Hace un año, con base en un estudio que realizó usando los resultados de la Encuesta Nacional de Ingresos y Gastos en los Hogares (2000 y 2010), el INEGI dio a conocer que, “al término de la primera década del siglo XXI”, la clase media representaba el 39.2% de la población total del país, la alta el 1.7% y la baja el 59.1%. Para llegar a tales cifras, los investigadores del INEGI echaron mano de un conjunto de 17 indicadores cualitativos -privilegiando la información de gasto sobre la de ingreso-, a partir de los cuales desarrollaron un algoritmo de conglomeración. Uno podrá estar o no de acuerdo, pero la metodología del INEGI es objetiva, rigurosa y transparente. En su boletín de prensa, el Instituto aceptaba que la cuestión de las clases sociales “no sólo se debe abordar exclusivamente con criterios económicos sino desde luego también sociológicos”, y afirmaba con sobrada humildad que no pretendía tener la última palabra… Y no, no la tuvo, porque hace unos días…

El 8 de mayo pasado el Diario Oficial de la Federación, ni más ni menos, publicó el “Acuerdo por el que se aprueba el Programa Nacional de Protección a los Derechos del Consumidor 2013-2018”, en cuyo apartado primero, “Contexto”, nos ilumina: Actualmente, la población mexicana se estratifica en diversas clases sociales determinadas con base en sus funciones, costumbres, situación económica y de poder (sic). El instrumento legal establece que en México las clases sociales son:

Baja Baja: Se estima que representa el 35% de la población, y está constituida por trabajadores temporales e inmigrantes, comerciantes informales, desempleados, y gente que vive de la asistencia social.

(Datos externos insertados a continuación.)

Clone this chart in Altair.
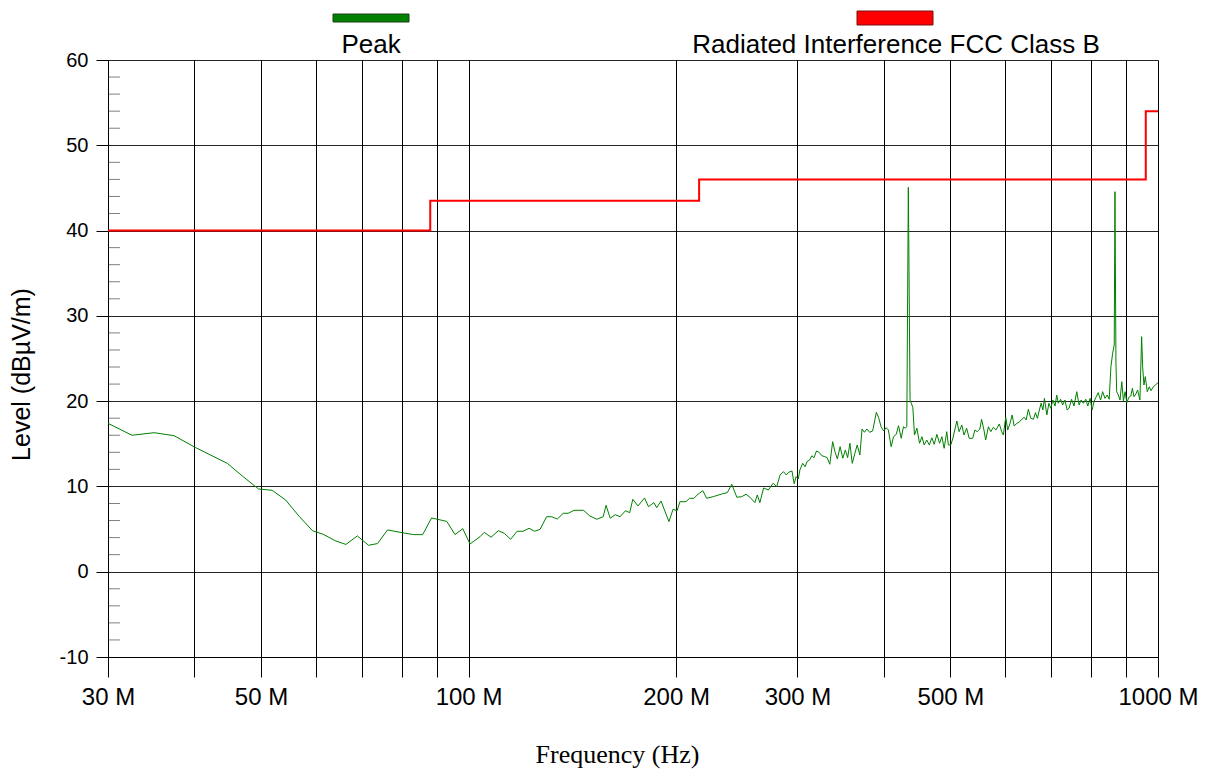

De donde se desprende que los narcotraficantes todos, nomás por informales, están en la clase inferior, al igual que los jugadores de futbol extranjeros contratados por equipos mexicanos, que uno mismo si pierde el empleo se depaupera en automático, y que un montón de gente vive de la asistencia social.

Baja Alta: Se estima que sea aproximadamente 25% de la población nacional y está conformada principalmente por obreros y campesinos (agricultores). Es la fuerza física de la sociedad, ya que realiza arduos trabajos a cambio de un ingreso ligeramente superior al sueldo mínimo.

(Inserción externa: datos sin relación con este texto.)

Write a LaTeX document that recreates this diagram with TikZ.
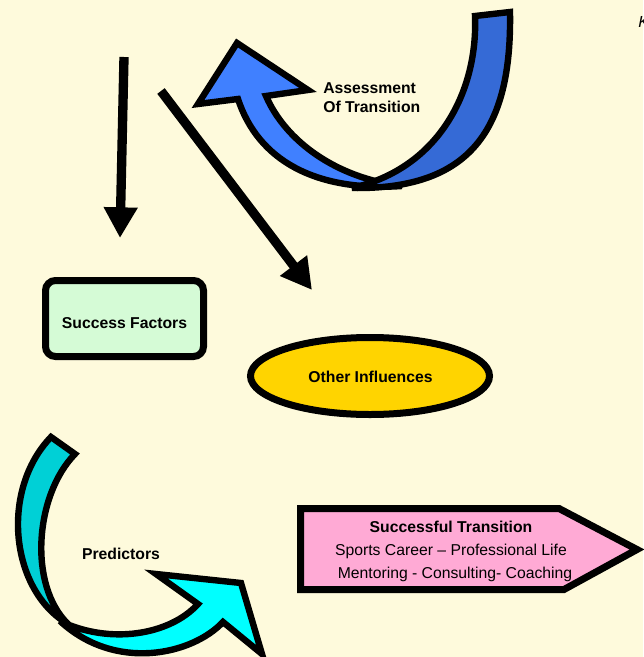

¿Y dónde quedan los ganaderos y pescadores y silvicultores? ¿Y los trabajadores de la construcción? Quizá no son parte de la “fuerza física de la sociedad”.

Media Baja: Formada por oficinistas, técnicos, supervisores y artesanos calificados. Sus ingresos no son muy sustanciosos (sic) pero son estables (sic), se estima que sea el 20% de la población nacional.
Media Alta: Incluye a la mayoría de hombres de negocios y profesionales que han triunfado (sic) y que por lo general constan de buenos (de nuevo: sic) y estables ingresos económicos. Se estima que sea aproximadamente 14% de la población nacional.
¿Y las mujeres de negocios y profesionales que han triunfado?

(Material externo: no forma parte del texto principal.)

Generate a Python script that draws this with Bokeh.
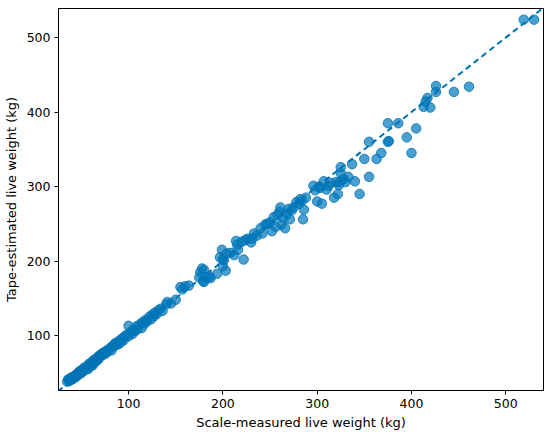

Alta Baja: la integran familias que son ricas de pocas generaciones atrás. Sus ingresos económicos son cuantiosos y muy estables. Se estima que sea aproximadamente el 5% de la población nacional.
Alta Alta: La componen antiguas familias ricas que durante varias generaciones han sido prominentes y cuya fortuna es tan añeja que se ha olvidado cuándo y cómo la obtuvieron. Se estima que sea aproximadamente 1% de la población nacional.

Luego entonces, la pertenencia a la clase Alta Alta no solamente es cuestión de vulgar dinero, sino también de alcurnia y misterio.

En 1836 el doctor Mora se lamentaba de que de tiempos coloniales México había heredado una detestable nobleza: “unos hombres ignorantes, llenos de vicios, y cuyo menor defecto consistía en carecer de toda virtud, los hacía ridículos y despreciables… No sólo bajo éste, sino bajo otros aspectos, se presentaba también con el carácter del ridículo la tal nobleza mexicana: la falta de mérito en los fundadores y lo nuevo de su creación eran los principales”. Ya podemos estar tranquilos, porque al menos un 1% de la población tiene fortunas “tan añejas que se ha olvidado cuándo y cómo la obtuvieron”. ¡Albricias!